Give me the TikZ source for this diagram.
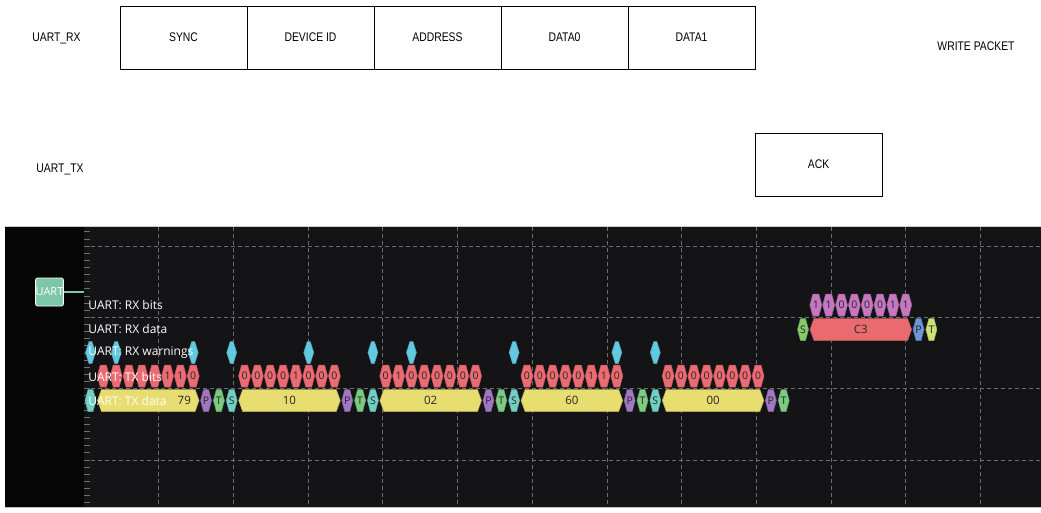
\documentclass[tikz,border=0pt]{standalone}
\usepackage{fontspec}
\setmainfont{Liberation Sans}
\newfontfamily\narrowfont{Liberation Sans}[FakeStretch=0.83]
\newfontfamily\pvfont{Open Sans}
\usetikzlibrary{positioning}

\definecolor{panelbg}{HTML}{141417}
\definecolor{sidebg}{HTML}{050505}
\definecolor{gridgray}{HTML}{6E6E72}
\definecolor{bitred}{HTML}{EB6B73}
\definecolor{datayellow}{HTML}{E7DD70}
\definecolor{parpurple}{HTML}{A277C4}
\definecolor{stopgreen}{HTML}{7CCB80}
\definecolor{startteal}{HTML}{72D0C2}
\definecolor{warncyan}{HTML}{63C9E1}
\definecolor{rxpink}{HTML}{C677C1}
\definecolor{rxred}{HTML}{EA6B6F}
\definecolor{rxgreen}{HTML}{84C96A}
\definecolor{rxblue}{HTML}{6D95D8}
\definecolor{rxlime}{HTML}{CBE274}
\definecolor{uartteal}{HTML}{7EC6AA}

\tikzset{
    field/.style={draw,
        minimum width=127pt,
        minimum height=63pt,
        outer sep=0pt,
        font=\narrowfont\fontsize{12.5}{14}\selectfont},
    annot text/.style={inner sep=0pt, text=black!85,
        font=\pvfont\fontsize{10.5}{12}\selectfont},
    row label/.style={anchor=west, inner sep=0pt, text=white,
        font=\pvfont\fontsize{12}{14}\selectfont},
    griddash/.style={gridgray, line width=0.6pt, dash pattern=on 4pt off 3pt}
}

% annotation hexagon: name, x, y, half width, cap, colour, text
\newcommand{\annot}[7]{%
    \filldraw[fill=#6, draw=#6!80!black, line width=0.5pt]
        ({#2-#4},{#3}) -- ({#2-#4+#5},{#3-11}) -- ({#2+#4-#5},{#3-11})
        -- ({#2+#4},{#3}) -- ({#2+#4-#5},{#3+11}) -- ({#2-#4+#5},{#3+11}) -- cycle;
    \node[annot text] (#1) at ({#2},{#3}) {#7};
}

\begin{document}
\begin{tikzpicture}[x=1pt, y=-1pt, line width=0.8pt]
    \useasboundingbox (0,0) rectangle (1041,512);

    % packet fields
    \node [field] (sync) at (183.5,37.5) {SYNC};
    \node [field, right=0pt of sync] (devid) {DEVICE ID};
    \node [field, right=0pt of devid] (addr) {ADDRESS};
    \node [field, right=0pt of addr] (data0) {DATA0};
    \node [field, right=0pt of data0] (data1) {DATA1};
    \node [field,
        below=64pt of data1.south east,
        anchor=north west
    ] (ack) {ACK};

    \node [font=\narrowfont\fontsize{12.5}{14}\selectfont] (rxname) at (56.5,38) {UART\_RX};
    \node [font=\narrowfont\fontsize{12.5}{14}\selectfont] (txname) at (60,169) {UART\_TX};
    \node [font=\narrowfont\fontsize{12.5}{14}\selectfont] (title) at (976,46) {WRITE PACKET};

    % analyzer panel
    \fill[panelbg] (5,226) rectangle (1041,507);
    \fill[sidebg] (5,226) rectangle (84,507);
    \draw[black!20, line width=1pt] (5,226) -- (1041,226);
    \draw[black!25, line width=1pt] (5,507) -- (1041,507);
    \foreach \gx in {0,...,11}
        \draw[griddash] ({158.6+74.7*\gx},227) -- ({158.6+74.7*\gx},506);
    \foreach \gy in {0,...,3}
        \draw[griddash] (84,{246+71.3*\gy}) -- (1041,{246+71.3*\gy});
    \foreach \t in {0,...,38}
        \draw[gridgray, line width=0.6pt] (84,{231.7+7.13*\t}) -- (90,{231.7+7.13*\t});

    % decoder channel
    \node [draw=white,
        fill=uartteal,
        rounded corners=2pt,
        minimum width=27pt,
        minimum height=28pt,
        inner sep=0pt,
        line width=0.8pt,
        text=white,
        font=\pvfont\fontsize{11}{13}\selectfont
    ] (uart) at (49.5,292) {UART};
    \coordinate (trace) at (84,292);
    \draw[uartteal, line width=1.5pt] (uart.east) -- (trace);

    % TX frames
    \foreach \k/\byte/\bits/\shift in {0/79/{1,0,0,1,1,1,1,0}/36, 1/10/{0,0,0,0,1,0,0,0}/0, 2/02/{0,1,0,0,0,0,0,0}/0, 3/60/{0,0,0,0,0,1,1,0}/0, 4/00/{0,0,0,0,0,0,0,0}/0} {
        \pgfmathsetmacro{\s}{90.5+141.2*\k}
        \pgfmathsetmacro{\dc}{\s+4.5*12.84}
        \annot{txs\k}{\s}{400.5}{5.5}{3}{startteal}{\ifnum\k=0 \else S\fi}
        \annot{txd\k}{\dc}{400.5}{50.8}{4}{datayellow}{}
        \node[annot text, font=\pvfont\fontsize{11.5}{13}\selectfont] (txv\k) at ({\dc+\shift},400.5) {\byte};
        \annot{txp\k}{\s+9*12.84}{400.5}{5.5}{3}{parpurple}{P}
        \annot{txt\k}{\s+10*12.84}{400.5}{5.5}{3}{stopgreen}{T}
        \foreach \v [count=\i] in \bits {
            \pgfmathtruncatemacro{\hide}{and(\k==0,\i<6)}
            \annot{txb\k-\i}{\s+\i*12.84}{376}{6}{3}{bitred}{\ifnum\hide=1 \else\v\fi}
        }
    }

    % RX warnings
    \foreach \k/\n [count=\w] in {0/0, 0/2, 0/8, 1/0, 1/6, 2/0, 2/3, 3/0, 3/8, 4/0} {
        \annot{warn\w}{90.5+141.2*\k+\n*12.84}{352.5}{5}{3.5}{warncyan}{}
    }

    % RX frame
    \annot{rxs}{803}{329.5}{5.5}{3}{rxgreen}{S}
    \annot{rxd}{803+4.5*12.84}{329.5}{50.8}{4}{rxred}{}
    \node[annot text, font=\pvfont\fontsize{11.5}{13}\selectfont] (rxv) at (rxd) {C3};
    \annot{rxp}{803+9*12.84}{329.5}{5.5}{3}{rxblue}{P}
    \annot{rxt}{803+10*12.84}{329.5}{5.5}{3}{rxlime}{T}
    \foreach \v [count=\i] in {1,1,0,0,0,0,1,1} {
        \annot{rxb\i}{803+\i*12.84}{305}{6}{3}{rxpink}{\v}
    }

    % row labels
    \node[row label] (lrxbits) at (88,305) {UART: RX bits};
    \node[row label] (lrxdata) at (88,329) {UART: RX data};
    \node[row label] (lrxwarn) at (88,353) {UART: RX warnings};
    \node[row label] (ltxbits) at (88,377) {UART: TX bits};
    \node[row label] (ltxdata) at (88,401) {UART: TX data};
\end{tikzpicture}
\end{document}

************

**TO BE DONE:** Output all of the data exactly as it stands, minus any images.

**RESPONSE:**
Give me the TikZ source for this diagram.
\documentclass[tikz,border=0pt]{standalone}
\usepackage{fontspec}
\setmainfont{Liberation Sans}
\newfontfamily\narrowfont{Liberation Sans}[FakeStretch=0.83]
\newfontfamily\pvfont{Open Sans}
\usetikzlibrary{positioning}

\definecolor{panelbg}{HTML}{141417}
\definecolor{sidebg}{HTML}{050505}
\definecolor{gridgray}{HTML}{6E6E72}
\definecolor{bitred}{HTML}{EB6B73}
\definecolor{datayellow}{HTML}{E7DD70}
\definecolor{parpurple}{HTML}{A277C4}
\definecolor{stopgreen}{HTML}{7CCB80}
\definecolor{startteal}{HTML}{72D0C2}
\definecolor{warncyan}{HTML}{63C9E1}
\definecolor{rxpink}{HTML}{C677C1}
\definecolor{rxred}{HTML}{EA6B6F}
\definecolor{rxgreen}{HTML}{84C96A}
\definecolor{rxblue}{HTML}{6D95D8}
\definecolor{rxlime}{HTML}{CBE274}
\definecolor{uartteal}{HTML}{7EC6AA}

\tikzset{
    field/.style={draw,
        minimum width=127pt,
        minimum height=63pt,
        outer sep=0pt,
        font=\narrowfont\fontsize{12.5}{14}\selectfont},
    annot text/.style={inner sep=0pt, text=black!85,
        font=\pvfont\fontsize{10.5}{12}\selectfont},
    row label/.style={anchor=west, inner sep=0pt, text=white,
        font=\pvfont\fontsize{12}{14}\selectfont},
    griddash/.style={gridgray, line width=0.6pt, dash pattern=on 4pt off 3pt}
}

% annotation hexagon: name, x, y, half width, cap, colour, text
\newcommand{\annot}[7]{%
    \filldraw[fill=#6, draw=#6!80!black, line width=0.5pt]
        ({#2-#4},{#3}) -- ({#2-#4+#5},{#3-11}) -- ({#2+#4-#5},{#3-11})
        -- ({#2+#4},{#3}) -- ({#2+#4-#5},{#3+11}) -- ({#2-#4+#5},{#3+11}) -- cycle;
    \node[annot text] (#1) at ({#2},{#3}) {#7};
}

\begin{document}
\begin{tikzpicture}[x=1pt, y=-1pt, line width=0.8pt]
    \useasboundingbox (0,0) rectangle (1041,512);

    % packet fields
    \node [field] (sync) at (183.5,37.5) {SYNC};
    \node [field, right=0pt of sync] (devid) {DEVICE ID};
    \node [field, right=0pt of devid] (addr) {ADDRESS};
    \node [field, right=0pt of addr] (data0) {DATA0};
    \node [field, right=0pt of data0] (data1) {DATA1};
    \node [field,
        below=64pt of data1.south east,
        anchor=north west
    ] (ack) {ACK};

    \node [font=\narrowfont\fontsize{12.5}{14}\selectfont] (rxname) at (56.5,38) {UART\_RX};
    \node [font=\narrowfont\fontsize{12.5}{14}\selectfont] (txname) at (60,169) {UART\_TX};
    \node [font=\narrowfont\fontsize{12.5}{14}\selectfont] (title) at (976,46) {WRITE PACKET};

    % analyzer panel
    \fill[panelbg] (5,226) rectangle (1041,507);
    \fill[sidebg] (5,226) rectangle (84,507);
    \draw[black!20, line width=1pt] (5,226) -- (1041,226);
    \draw[black!25, line width=1pt] (5,507) -- (1041,507);
    \foreach \gx in {0,...,11}
        \draw[griddash] ({158.6+74.7*\gx},227) -- ({158.6+74.7*\gx},506);
    \foreach \gy in {0,...,3}
        \draw[griddash] (84,{246+71.3*\gy}) -- (1041,{246+71.3*\gy});
    \foreach \t in {0,...,38}
        \draw[gridgray, line width=0.6pt] (84,{231.7+7.13*\t}) -- (90,{231.7+7.13*\t});

    % decoder channel
    \node [draw=white,
        fill=uartteal,
        rounded corners=2pt,
        minimum width=27pt,
        minimum height=28pt,
        inner sep=0pt,
        line width=0.8pt,
        text=white,
        font=\pvfont\fontsize{11}{13}\selectfont
    ] (uart) at (49.5,292) {UART};
    \coordinate (trace) at (84,292);
    \draw[uartteal, line width=1.5pt] (uart.east) -- (trace);

    % TX frames
    \foreach \k/\byte/\bits/\shift in {0/79/{1,0,0,1,1,1,1,0}/36, 1/10/{0,0,0,0,1,0,0,0}/0, 2/02/{0,1,0,0,0,0,0,0}/0, 3/60/{0,0,0,0,0,1,1,0}/0, 4/00/{0,0,0,0,0,0,0,0}/0} {
        \pgfmathsetmacro{\s}{90.5+141.2*\k}
        \pgfmathsetmacro{\dc}{\s+4.5*12.84}
        \annot{txs\k}{\s}{400.5}{5.5}{3}{startteal}{\ifnum\k=0 \else S\fi}
        \annot{txd\k}{\dc}{400.5}{50.8}{4}{datayellow}{}
        \node[annot text, font=\pvfont\fontsize{11.5}{13}\selectfont] (txv\k) at ({\dc+\shift},400.5) {\byte};
        \annot{txp\k}{\s+9*12.84}{400.5}{5.5}{3}{parpurple}{P}
        \annot{txt\k}{\s+10*12.84}{400.5}{5.5}{3}{stopgreen}{T}
        \foreach \v [count=\i] in \bits {
            \pgfmathtruncatemacro{\hide}{and(\k==0,\i<6)}
            \annot{txb\k-\i}{\s+\i*12.84}{376}{6}{3}{bitred}{\ifnum\hide=1 \else\v\fi}
        }
    }

    % RX warnings
    \foreach \k/\n [count=\w] in {0/0, 0/2, 0/8, 1/0, 1/6, 2/0, 2/3, 3/0, 3/8, 4/0} {
        \annot{warn\w}{90.5+141.2*\k+\n*12.84}{352.5}{5}{3.5}{warncyan}{}
    }

    % RX frame
    \annot{rxs}{803}{329.5}{5.5}{3}{rxgreen}{S}
    \annot{rxd}{803+4.5*12.84}{329.5}{50.8}{4}{rxred}{}
    \node[annot text, font=\pvfont\fontsize{11.5}{13}\selectfont] (rxv) at (rxd) {C3};
    \annot{rxp}{803+9*12.84}{329.5}{5.5}{3}{rxblue}{P}
    \annot{rxt}{803+10*12.84}{329.5}{5.5}{3}{rxlime}{T}
    \foreach \v [count=\i] in {1,1,0,0,0,0,1,1} {
        \annot{rxb\i}{803+\i*12.84}{305}{6}{3}{rxpink}{\v}
    }

    % row labels
    \node[row label] (lrxbits) at (88,305) {UART: RX bits};
    \node[row label] (lrxdata) at (88,329) {UART: RX data};
    \node[row label] (lrxwarn) at (88,353) {UART: RX warnings};
    \node[row label] (ltxbits) at (88,377) {UART: TX bits};
    \node[row label] (ltxdata) at (88,401) {UART: TX data};
\end{tikzpicture}
\end{document}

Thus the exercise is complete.